Math foundations

Gradient Descent: How Classifiers Learn Their Weights

The idea

Logistic regression, neural nets, and many other models start with random weights and repeatedly step downhill on a loss surface. The gradient points uphill; we move opposite it. Learning rate controls step size. Mini-batches and Adam are production refinements on the same idea.

Gradient descent answers: How do we find weights that lower loss when we cannot solve in one formula?

Example: gradient descent steps along the loss curve

Each step moves opposite the gradient. Learning rate controls step size; too large oscillates.

Gradient descent rolls downhill on a smooth loss surface toward one minimum.

Purple = start · Green line = minimum · Orange path = gradient steps

Learning rate: 0.15

Start w: -1.20

Steps: 12

After 12 steps at lr = 0.15, w = 1.97. Still 0.53 from optimum. Increase steps or adjust learning rate.

The math

Think of loss as height on a landscape. Weights are your position. The gradient points uphill; each update steps downhill. Learning rate is stride length; too long and you overshoot the valley.

Gradient descent update

wₜ₊₁ = wₜ − η · ∇L(wₜ)

η (eta) is learning rate. wₜ are current weights. ∇L is the vector of partial derivatives of loss with respect to each weight. Repeat until loss stops improving or a step budget ends.

Partial derivative

∂L/∂wⱼ = limit of (L(w+εeⱼ) − L(w)) / ε

How fast loss changes when only wⱼ moves. The full gradient collects one partial derivative per weight. Frameworks compute this with backpropagation on large graphs.

Mini-batch SGD

wₜ₊₁ = wₜ − η · (1/B) Σᵢ∈batch ∇Lᵢ(wₜ)

B is batch size. Each step uses a random subset of rows instead of the full table. Noisier path, much faster on big data. B = 1 is pure SGD; B = N is full-batch gradient descent.

Learning rate

η too large → oscillate · η too small → slow

The explorer shows overshoot when η is high. Production training often decays η over time or uses adaptive methods (Adam, RMSprop) that tune step size per parameter.

Momentum (optional)

mₜ = βmₜ₋₁ + (1−β)∇L · wₜ₊₁ = wₜ − η mₜ

Smooths zig-zags by accumulating past gradients. Helps on ravines and speeds convergence when the loss surface is ill-conditioned.

Early stopping

stop when holdout loss rises

Training loss can keep falling while holdout loss climbs. Stop when validation loss worsens to limit overfitting. Pairs with the overfitting post.

Where teams get stuck

Loss not decreasing at all. Learning rate too high (divergence) or too low (crawl). Features unscaled so gradients are tiny on one column and huge on another.

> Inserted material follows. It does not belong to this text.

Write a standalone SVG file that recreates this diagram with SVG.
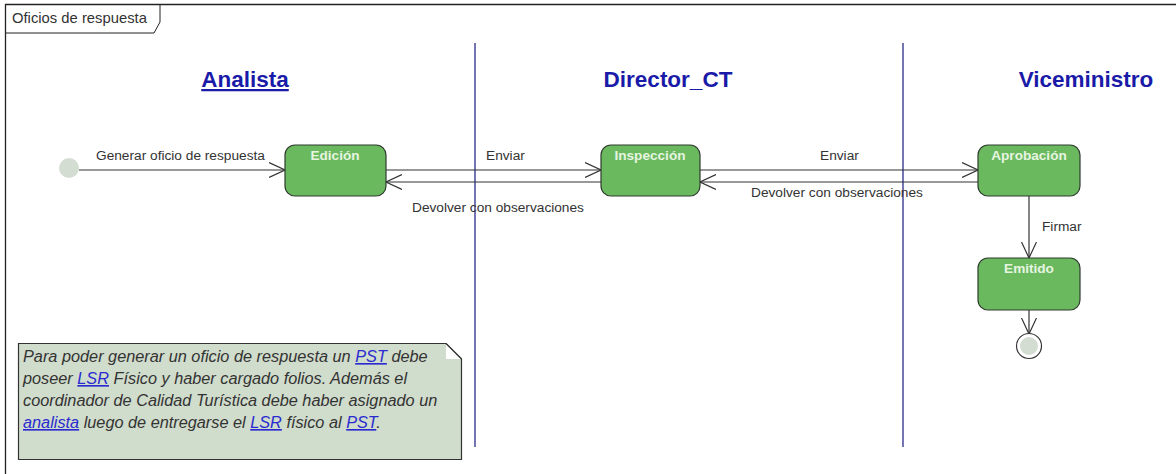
<svg xmlns="http://www.w3.org/2000/svg" width="1176" height="474" viewBox="0 0 1176 474">
<defs>
<marker id="open" markerWidth="17" markerHeight="16" refX="16" refY="8" orient="auto" markerUnits="userSpaceOnUse">
<path d="M0,0.5 L16,8 L0,15.5" fill="none" stroke="#333" stroke-width="1.2"/>
</marker>
<style>
.t{font-family:"Liberation Sans",Arial,sans-serif;font-size:13.7px;fill:#333}
.lane{font-family:"Liberation Sans",Arial,sans-serif;font-size:22.5px;font-weight:bold;fill:#1a1aa8}
.st{fill:#6bb95f;stroke:#2f3a2f;stroke-width:1.2}
.sl{font-family:"Liberation Sans",Arial,sans-serif;font-size:13.6px;font-weight:bold;fill:#e6f5e0;text-anchor:middle}
.c{stroke:#333;stroke-width:1.2;fill:none;marker-end:url(#open)}
.sep{stroke:#2a2a8a;stroke-width:1.3}
.note{font-family:"Liberation Sans",Arial,sans-serif;font-size:16.3px;font-style:italic;fill:#333}
.lk{fill:#2a2ad0;text-decoration:underline}
</style>
</defs>
<rect width="1176" height="474" fill="#fff"/>
<g id="frame">
<path d="M5.5,474 L5.5,4.5 L1176,4.5" fill="none" stroke="#222" stroke-width="1.3"/>
<path d="M5.5,33 L154,33 L160,22 L160,4.5" fill="none" stroke="#222" stroke-width="1"/>
<text class="t" x="12" y="23" style="font-size:14.8px">Oficios de respuesta</text>
</g>
<g id="lanes">
<line class="sep" x1="475" y1="43" x2="475" y2="447"/>
<line class="sep" x1="903" y1="43" x2="903" y2="447"/>
<text class="lane" x="245" y="87" text-anchor="middle" text-decoration="underline">Analista</text>
<text class="lane" x="668" y="87" text-anchor="middle">Director_CT</text>
<text class="lane" x="1086" y="87" text-anchor="middle">Viceministro</text>
</g>
<g id="connectors">
<line class="c" x1="79" y1="170" x2="285" y2="170"/>
<text class="t" x="96" y="160">Generar oficio de respuesta</text>
<line class="c" x1="386" y1="170" x2="601" y2="170"/>
<text class="t" x="486" y="160">Enviar</text>
<line class="c" x1="601" y1="182" x2="386" y2="182"/>
<text class="t" x="412" y="212">Devolver con observaciones</text>
<line class="c" x1="700" y1="170" x2="978" y2="170"/>
<text class="t" x="820" y="160">Enviar</text>
<line class="c" x1="978" y1="182" x2="700" y2="182"/>
<text class="t" x="751" y="197">Devolver con observaciones</text>
<line class="c" x1="1029" y1="196" x2="1029" y2="258"/>
<text class="t" x="1042" y="231">Firmar</text>
<line class="c" x1="1029" y1="310" x2="1029" y2="334"/>
</g>
<g id="initial"><circle cx="69" cy="168" r="10" fill="#d3ddd1"/></g>
<g id="edicion"><rect class="st" x="285" y="145" width="101" height="51" rx="10"/><text class="sl" x="335" y="160">Edición</text></g>
<g id="inspeccion"><rect class="st" x="601" y="145" width="99" height="51" rx="10"/><text class="sl" x="650" y="160">Inspección</text></g>
<g id="aprobacion"><rect class="st" x="978" y="145" width="102" height="51" rx="10"/><text class="sl" x="1029" y="160">Aprobación</text></g>
<g id="emitido"><rect class="st" x="978" y="258" width="102" height="52" rx="10"/><text class="sl" x="1029" y="273">Emitido</text></g>
<g id="final"><circle cx="1029" cy="346" r="12.5" fill="#fff" stroke="#333" stroke-width="1.2"/><circle cx="1029" cy="346" r="9" fill="#d3ddd1"/></g>
<g id="note">
<path d="M18.5,343.5 L446,343.5 L461.5,359 L461.5,459.5 L18.5,459.5 Z" fill="#d0dccc" stroke="#333" stroke-width="1.2"/>
<path d="M446,343.5 L461.5,359 L446,359 Z" fill="#fff" stroke="none"/>
<path d="M446,343.5 L461.5,359" stroke="#333" stroke-width="1.2"/>
<text class="note" x="23" y="362">Para poder generar un oficio de respuesta un <tspan class="lk">PST</tspan> debe</text>
<text class="note" x="23" y="384">poseer <tspan class="lk">LSR</tspan> Físico y haber cargado folios. Además el</text>
<text class="note" x="23" y="406">coordinador de Calidad Turística debe haber asignado un</text>
<text class="note" x="23" y="428"><tspan class="lk">analista</tspan> luego de entregarse el <tspan class="lk">LSR</tspan> físico al <tspan class="lk">PST</tspan>.</text>
</g>
</svg>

Training loss perfect, deploy weak. Memorized training rows. Check holdout metrics and regularization before adding model complexity.

A simple application

Fitting logistic regression on 2M rows uses mini-batch SGD, not one matrix solve. Ops sees training loss curves in MLflow; product sees precision after thresholding. Gradient descent is the bridge between the loss post and a shipped score.